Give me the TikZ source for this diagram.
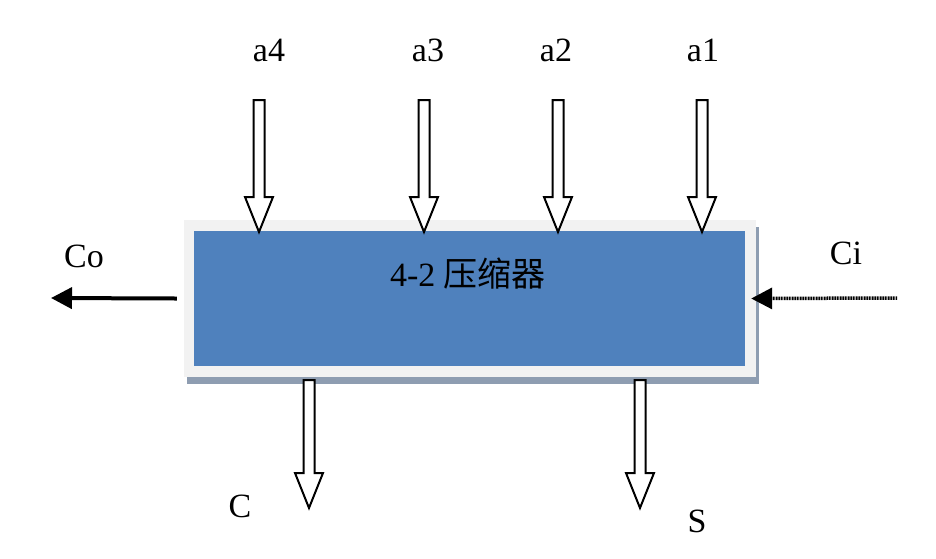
\documentclass[tikz,border=0pt]{standalone}
\usepackage{fontspec}
\setmainfont{Liberation Serif}
\newfontfamily\cjk{Noto Sans CJK SC}
\usetikzlibrary{arrows.meta}
\definecolor{compblue}{HTML}{4F81BD}
\definecolor{compframe}{HTML}{F2F2F2}
\definecolor{compshadow}{HTML}{8E9DB1}
\tikzset{hollow/.pic={
  \draw[line width=2,fill=white,line join=miter]
    (-5.5,0) -- (-5.5,#1-35) -- (-14,#1-35) -- (0,#1) -- (14,#1-35) -- (5.5,#1-35) -- (5.5,0) -- cycle;}}

\begin{document}
\begin{tikzpicture}[x=1pt,y=-1pt,
                    >={Triangle[length=21pt,width=21pt]}]
  \tikzstyle{every node}=[inner sep=0pt,font=\fontsize{34}{40}\selectfont]
  \tikzstyle{lbl}=[anchor=base]
  \useasboundingbox (0,0) rectangle (936,558);

  % box with frame and shadow
  \fill[compshadow]	(187,227) rectangle (759,384);
  \fill[compframe]	(184,220) rectangle (756,377);
  \node[fill=compblue,minimum width=551pt,minimum height=135pt]	(comp) at (469.5,298.5) {};
  \node[lbl]	(title) at (468,286)	{4-2 {\cjk 压缩器}};

  % inputs
  \node[lbl]	(a4) at (269,61)	{a4};
  \node[lbl]	(a3) at (428,61)	{a3};
  \node[lbl]	(a2) at (556,61)	{a2};
  \node[lbl]	(a1) at (703,61)	{a1};
  \pic at (259,100) {hollow=132};
  \pic at (424,100) {hollow=132};
  \pic at (558,100) {hollow=132};
  \pic at (702,100) {hollow=132};

  % outputs
  \node[lbl]	(c) at (240,517)	{C};
  \node[lbl]	(s) at (697,532)	{S};
  \pic at (309,380) {hollow=128};
  \pic at (640,380) {hollow=128};

  % carries
  \node[lbl]	(colbl) at (84,267)	{Co};
  \node[lbl]	(cilbl) at (846,264)	{Ci};
  \coordinate	(co) at (51,298);
  \coordinate	(ci) at (897,298);
  \draw[->,line width=4]	([xshift=-17]comp.west) -- (co);
  \draw[->,line width=3.5,dash pattern=on 1pt off 0.6pt]	(ci) -- ([xshift=6]comp.east);

\end{tikzpicture}
\end{document}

■ ■ ■ ■ ■

WHAT TO DO
Transcribe the full listing above exactly, with the images removed.

CORRECT RESPONSE
Give me the TikZ source for this diagram.
\documentclass[tikz,border=0pt]{standalone}
\usepackage{fontspec}
\setmainfont{Liberation Serif}
\newfontfamily\cjk{Noto Sans CJK SC}
\usetikzlibrary{arrows.meta}
\definecolor{compblue}{HTML}{4F81BD}
\definecolor{compframe}{HTML}{F2F2F2}
\definecolor{compshadow}{HTML}{8E9DB1}
\tikzset{hollow/.pic={
  \draw[line width=2,fill=white,line join=miter]
    (-5.5,0) -- (-5.5,#1-35) -- (-14,#1-35) -- (0,#1) -- (14,#1-35) -- (5.5,#1-35) -- (5.5,0) -- cycle;}}

\begin{document}
\begin{tikzpicture}[x=1pt,y=-1pt,
                    >={Triangle[length=21pt,width=21pt]}]
  \tikzstyle{every node}=[inner sep=0pt,font=\fontsize{34}{40}\selectfont]
  \tikzstyle{lbl}=[anchor=base]
  \useasboundingbox (0,0) rectangle (936,558);

  % box with frame and shadow
  \fill[compshadow]	(187,227) rectangle (759,384);
  \fill[compframe]	(184,220) rectangle (756,377);
  \node[fill=compblue,minimum width=551pt,minimum height=135pt]	(comp) at (469.5,298.5) {};
  \node[lbl]	(title) at (468,286)	{4-2 {\cjk 压缩器}};

  % inputs
  \node[lbl]	(a4) at (269,61)	{a4};
  \node[lbl]	(a3) at (428,61)	{a3};
  \node[lbl]	(a2) at (556,61)	{a2};
  \node[lbl]	(a1) at (703,61)	{a1};
  \pic at (259,100) {hollow=132};
  \pic at (424,100) {hollow=132};
  \pic at (558,100) {hollow=132};
  \pic at (702,100) {hollow=132};

  % outputs
  \node[lbl]	(c) at (240,517)	{C};
  \node[lbl]	(s) at (697,532)	{S};
  \pic at (309,380) {hollow=128};
  \pic at (640,380) {hollow=128};

  % carries
  \node[lbl]	(colbl) at (84,267)	{Co};
  \node[lbl]	(cilbl) at (846,264)	{Ci};
  \coordinate	(co) at (51,298);
  \coordinate	(ci) at (897,298);
  \draw[->,line width=4]	([xshift=-17]comp.west) -- (co);
  \draw[->,line width=3.5,dash pattern=on 1pt off 0.6pt]	(ci) -- ([xshift=6]comp.east);

\end{tikzpicture}
\end{document}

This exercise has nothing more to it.